Child poisoning from the ingestion of tobacco products broke down like this: cigarettes – 77% (10,573); smokeless tobacco products – 13% (1,768); cigars -1% (167); other/unknown – 9% (1,197). No deaths were reported. Just to put those numbers into context, in 2006,
poison control centers in the US reported about two million unintentional poisoning or poison exposure cases with 703,702 emergency department (ED) visits. And, In 2005, there were 23,618 unintentional deaths from poisoning.

And, smokeless tobacco products are not defined in the study? Are they talking about chewing tobacco? Snuff? Snus? Why is the reader misled to believe that it includes Camel Orbs and other “novel” products? And, what in hell is the other/unknown category?

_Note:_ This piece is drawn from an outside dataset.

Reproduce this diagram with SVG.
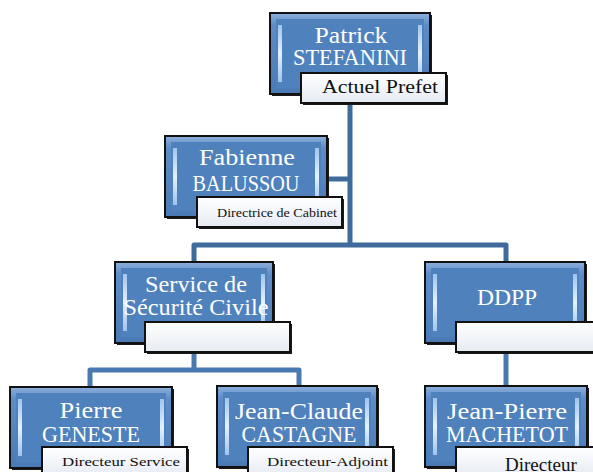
<svg xmlns="http://www.w3.org/2000/svg" width="593" height="472" viewBox="0 0 593 472" font-family="'Liberation Serif', 'DejaVu Serif', 'Times New Roman', serif">
<defs>
<linearGradient id="outer" x1="0" y1="0" x2="0" y2="1">
<stop offset="0" stop-color="#8DB0DC"/>
<stop offset="0.15" stop-color="#5E8CC6"/>
<stop offset="1" stop-color="#4A7AB5"/>
</linearGradient>
<linearGradient id="stripe" x1="0" y1="0" x2="0" y2="1">
<stop offset="0" stop-color="#9FC4EE"/>
<stop offset="0.5" stop-color="#E4F1FF"/>
<stop offset="1" stop-color="#9FC4EE"/>
</linearGradient>
<linearGradient id="lab" x1="0" y1="0" x2="0" y2="1">
<stop offset="0" stop-color="#FFFFFF"/>
<stop offset="1" stop-color="#E6EBF3"/>
</linearGradient>
</defs>
<style>
.sh{fill:#1a1a1a}
.box{fill:url(#outer);stroke:#111;stroke-width:2}
.in{fill:#4F81BD}
.st{fill:url(#stripe)}
.lb{fill:url(#lab);stroke:#111;stroke-width:2}
.t{font-size:23px;fill:#fff;text-anchor:middle}
.s{fill:#111}
.c1{fill:none;stroke:#3F6B9C;stroke-width:5;stroke-linejoin:round}
.c2{fill:none;stroke:#4A79B2;stroke-width:5;stroke-linejoin:round}
</style>
<g id="connectors">
<path class="c1" d="M350,94 V245"/>
<path class="c1" d="M327,179 H350"/>
<path class="c1" d="M194,262 V245 H506 V262"/>
<path class="c2" d="M194,352 V370"/>
<path class="c2" d="M90,387 V370 H299 V386"/>
<path class="c2" d="M506,352 V386"/>
</g>
<g id="patrick">
<rect class="sh" x="272" y="15" width="160" height="81"/>
<rect class="box" x="270" y="13" width="160" height="81"/>
<rect class="in" x="276" y="19" width="148" height="69"/>
<rect class="st" x="278" y="25" width="4" height="57"/>
<rect class="st" x="418" y="25" width="4" height="57"/>
<text class="t" x="351" y="43" textLength="73" lengthAdjust="spacingAndGlyphs">Patrick</text>
<text class="t" x="350" y="65" textLength="114" lengthAdjust="spacingAndGlyphs">STEFANINI</text>
<rect class="sh" x="303" y="75" width="145" height="30"/>
<rect class="lb" x="301" y="73" width="145" height="30"/>
<text class="s" x="322" y="93" font-size="19" textLength="116" lengthAdjust="spacingAndGlyphs">Actuel Prefet</text>
</g>
<g id="fabienne">
<rect class="sh" x="167" y="138" width="162" height="81"/>
<rect class="box" x="165" y="136" width="162" height="81"/>
<rect class="in" x="171" y="142" width="150" height="69"/>
<rect class="st" x="173" y="148" width="4" height="57"/>
<rect class="st" x="315" y="148" width="4" height="57"/>
<text class="t" x="247" y="165" textLength="96" lengthAdjust="spacingAndGlyphs">Fabienne</text>
<text class="t" x="246" y="191" textLength="107" lengthAdjust="spacingAndGlyphs">BALUSSOU</text>
<rect class="sh" x="199" y="199" width="145" height="30"/>
<rect class="lb" x="197" y="197" width="145" height="30"/>
<text class="s" x="217" y="217" font-size="12" textLength="120" lengthAdjust="spacingAndGlyphs">Directrice de Cabinet</text>
</g>
<g id="service">
<rect class="sh" x="117" y="264" width="158" height="81"/>
<rect class="box" x="115" y="262" width="158" height="81"/>
<rect class="in" x="121" y="268" width="146" height="69"/>
<rect class="st" x="123" y="274" width="4" height="57"/>
<rect class="st" x="261" y="274" width="4" height="57"/>
<text class="t" x="196" y="292" textLength="102" lengthAdjust="spacingAndGlyphs">Service de</text>
<text class="t" x="196" y="315" textLength="145" lengthAdjust="spacingAndGlyphs">Sécurité Civile</text>
<rect class="sh" x="147" y="324" width="145" height="30"/>
<rect class="lb" x="145" y="322" width="145" height="30"/>
</g>
<g id="ddpp">
<rect class="sh" x="427" y="264" width="160" height="81"/>
<rect class="box" x="425" y="262" width="160" height="81"/>
<rect class="in" x="431" y="268" width="148" height="69"/>
<rect class="st" x="433" y="274" width="4" height="57"/>
<rect class="st" x="573" y="274" width="4" height="57"/>
<text class="t" x="507" y="305" textLength="60" lengthAdjust="spacingAndGlyphs">DDPP</text>
<rect class="sh" x="458" y="324" width="145" height="30"/>
<rect class="lb" x="456" y="322" width="145" height="30"/>
</g>
<g id="pierre">
<rect class="sh" x="12" y="389" width="162" height="81"/>
<rect class="box" x="10" y="387" width="162" height="81"/>
<rect class="in" x="16" y="393" width="150" height="69"/>
<rect class="st" x="18" y="399" width="4" height="57"/>
<rect class="st" x="160" y="399" width="4" height="57"/>
<text class="t" x="91" y="418" textLength="63" lengthAdjust="spacingAndGlyphs">Pierre</text>
<text class="t" x="91" y="442" textLength="98" lengthAdjust="spacingAndGlyphs">GENESTE</text>
<rect class="sh" x="44" y="449" width="145" height="30"/>
<rect class="lb" x="42" y="447" width="145" height="30"/>
<text class="s" x="62" y="466" font-size="13" textLength="118" lengthAdjust="spacingAndGlyphs">Directeur Service</text>
</g>
<g id="castagne">
<rect class="sh" x="219" y="388" width="160" height="81"/>
<rect class="box" x="217" y="386" width="160" height="81"/>
<rect class="in" x="223" y="392" width="148" height="69"/>
<rect class="st" x="225" y="398" width="4" height="57"/>
<rect class="st" x="365" y="398" width="4" height="57"/>
<text class="t" x="299" y="419" textLength="128" lengthAdjust="spacingAndGlyphs">Jean-Claude</text>
<text class="t" x="299" y="442" textLength="115" lengthAdjust="spacingAndGlyphs">CASTAGNE</text>
<rect class="sh" x="250" y="449" width="145" height="30"/>
<rect class="lb" x="248" y="447" width="145" height="30"/>
<text class="s" x="267" y="466" font-size="13" textLength="121" lengthAdjust="spacingAndGlyphs">Directeur-Adjoint</text>
</g>
<g id="machetot">
<rect class="sh" x="427" y="388" width="162" height="81"/>
<rect class="box" x="425" y="386" width="162" height="81"/>
<rect class="in" x="431" y="392" width="150" height="69"/>
<rect class="st" x="433" y="398" width="4" height="57"/>
<rect class="st" x="575" y="398" width="4" height="57"/>
<text class="t" x="507" y="419" textLength="120" lengthAdjust="spacingAndGlyphs">Jean-Pierre</text>
<text class="t" x="507" y="442" textLength="122" lengthAdjust="spacingAndGlyphs">MACHETOT</text>
<rect class="sh" x="458" y="449" width="145" height="30"/>
<rect class="lb" x="456" y="447" width="145" height="30"/>
<text class="s" x="505" y="471" font-size="19">Directeur</text>
</g>
</svg>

If it's unknown, how do they know the poisoning was caused by a tobacco product?

The study concludes: “In light of the novelty and potential harm of dissolvable nicotine products, public health authorities are advised to study these products to determine the appropriate regulatory approach.” Uh-huh.

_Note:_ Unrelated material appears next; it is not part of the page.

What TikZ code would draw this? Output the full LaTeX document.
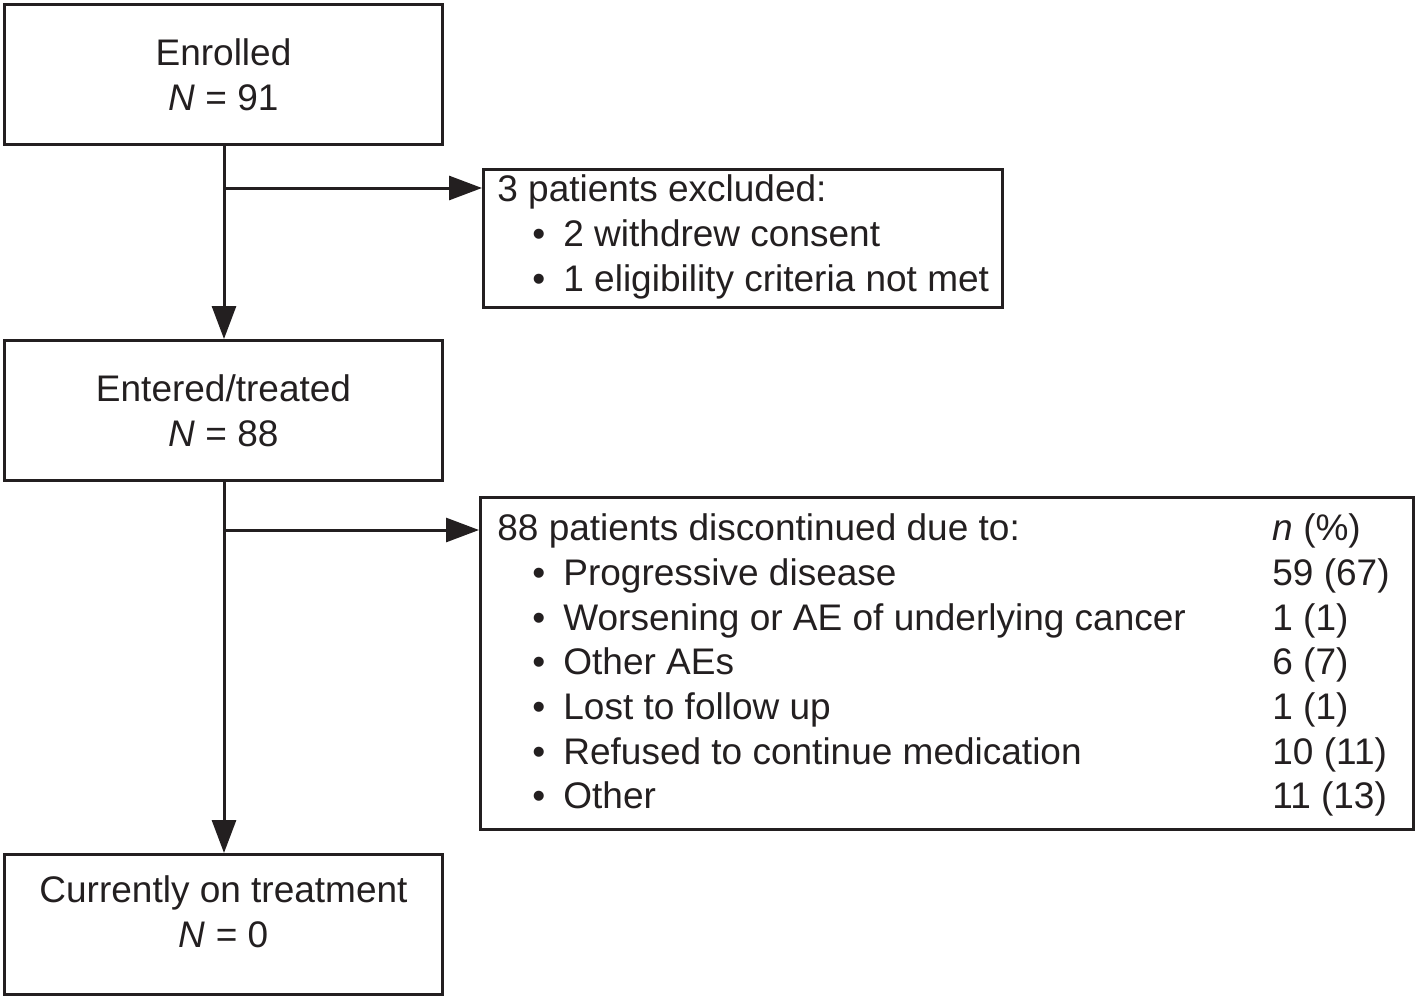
\documentclass[tikz,border=0pt]{standalone}
\usepackage{fontspec}
\setmainfont{Liberation Sans}
\usetikzlibrary{arrows.meta}
\definecolor{ink}{HTML}{231F20}
\begin{document}
\begin{tikzpicture}[x=0.5pt,y=-0.5pt,
  box/.style={draw=ink,line width=1.5pt,rectangle,inner sep=0pt},
  mainbox/.style={box,minimum width=219pt,minimum height=70pt,align=center,
    font=\fontsize{18.5}{22.5}\selectfont,text=ink},
  txt/.style={anchor=base west,inner sep=0pt,font=\fontsize{18.5}{22.5}\selectfont,text=ink},
  conn/.style={draw=ink,line width=1.5pt},
  arr/.style={conn,-{Triangle[length=16.5pt,width=12pt]}}]
\useasboundingbox (0,0) rectangle (1418,1001);
% main boxes
\node[mainbox] (enr) at (223.5,74.5) {Enrolled\\\textit{N} = 91};
\node[mainbox] (ent) at (223.5,410.5) {Entered/treated\\\textit{N} = 88};
\node[mainbox,text depth=13pt] (cur) at (223.5,924.5) {Currently on treatment\\\textit{N} = 0};
% side boxes
\node[box,minimum width=259.5pt,minimum height=69pt] (exc) at (743,238.5) {};
\node[box,minimum width=466.5pt,minimum height=166pt] (dis) at (947,663.5) {};
% excluded text
\node[txt] (e0) at (497,201) {3 patients excluded:};
\node[txt] (e1b) at (532,246) {•};
\node[txt] (e1) at (563,246) {2 withdrew consent};
\node[txt] (e2b) at (532,291) {•};
\node[txt] (e2) at (563,291) {1 eligibility criteria not met};
% discontinued text
\node[txt] (d0) at (497,540) {88 patients discontinued due to:};
\node[txt] (d0n) at (1272,540) {\textit{n} (\%)};
\node[txt] (d1b) at (532,585) {•};
\node[txt] (d1) at (563,585) {Progressive disease};
\node[txt] (d1n) at (1272,585) {59 (67)};
\node[txt] (d2b) at (532,630) {•};
\node[txt] (d2) at (563,630) {Worsening or AE of underlying cancer};
\node[txt] (d2n) at (1272,630) {1 (1)};
\node[txt] (d3b) at (532,674) {•};
\node[txt] (d3) at (563,674) {Other AEs};
\node[txt] (d3n) at (1272,674) {6 (7)};
\node[txt] (d4b) at (532,719) {•};
\node[txt] (d4) at (563,719) {Lost to follow up};
\node[txt] (d4n) at (1272,719) {1 (1)};
\node[txt] (d5b) at (532,764) {•};
\node[txt] (d5) at (563,764) {Refused to continue medication};
\node[txt] (d5n) at (1272,764) {10 (11)};
\node[txt] (d6b) at (532,808) {•};
\node[txt] (d6) at (563,808) {Other};
\node[txt] (d6n) at (1272,808) {11 (13)};
% connectors
\coordinate (j1) at (224,188);
\coordinate (j2) at (224,530);
\draw[arr] (enr.south -| j1) -- (ent.north -| j1);
\draw[arr] (j1) -- (exc.west |- j1);
\draw[arr] (ent.south -| j2) -- (cur.north -| j2);
\draw[arr] (j2) -- (dis.west |- j2);
\end{tikzpicture}
\end{document}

But, the only evidence that “dissolvable nicotine products” like Camel Orbs represent a hazard is this: “At least 1 case of ingestion of Orbs by a 3-year-old child (Oregon Poison Control Center, personal written and oral communication, July 27, 2009) and 2 cases of mild poisonings in children 2 and 3 years of age resulting from ingestion of snus . . .”

That's right folks. Only one reported case of child poisoning from Orbs since it's release a year ago. (And, since they singled out two cases of child poisoning from snus, should we assume snus was not included under smokeless tobacco products in the study data?)

The study notes that Orbs come in “child-proof” containers, but dismisses the fact as irrelevant ” . . . adults might take multiple pellets out of the container for convenience and unknowingly leave them where infants or children might find and ingest them.” Uh-huh.

But, they ignore similar pharmaceutical products like the Commit lozenge and the new Nicorette Mini Lozenge which also come in flavoured, candy-like form and contain similar amounts of nicotine. Are these somehow less hazardous because they're sold by the drug companies?

Why blame the tobacco companies for the empty-headed behaviour of a few parents? Like leaving cigarettes or ashtrays full of butts around where inquisitive toddlers and young children can get at them. Are they equally nonchalant about common household cleaning agents and prescription (or over-the-counter) medications?

Connelly is quoted in the New York Times as saying:
“Nicotine is a highly addictive drug, and to make it look like a piece of candy is recklessly playing with the health of children.”

He may be right. But . . . disguising bullshit and bafflegab as legitimate science is no less disingenuous or dangerous.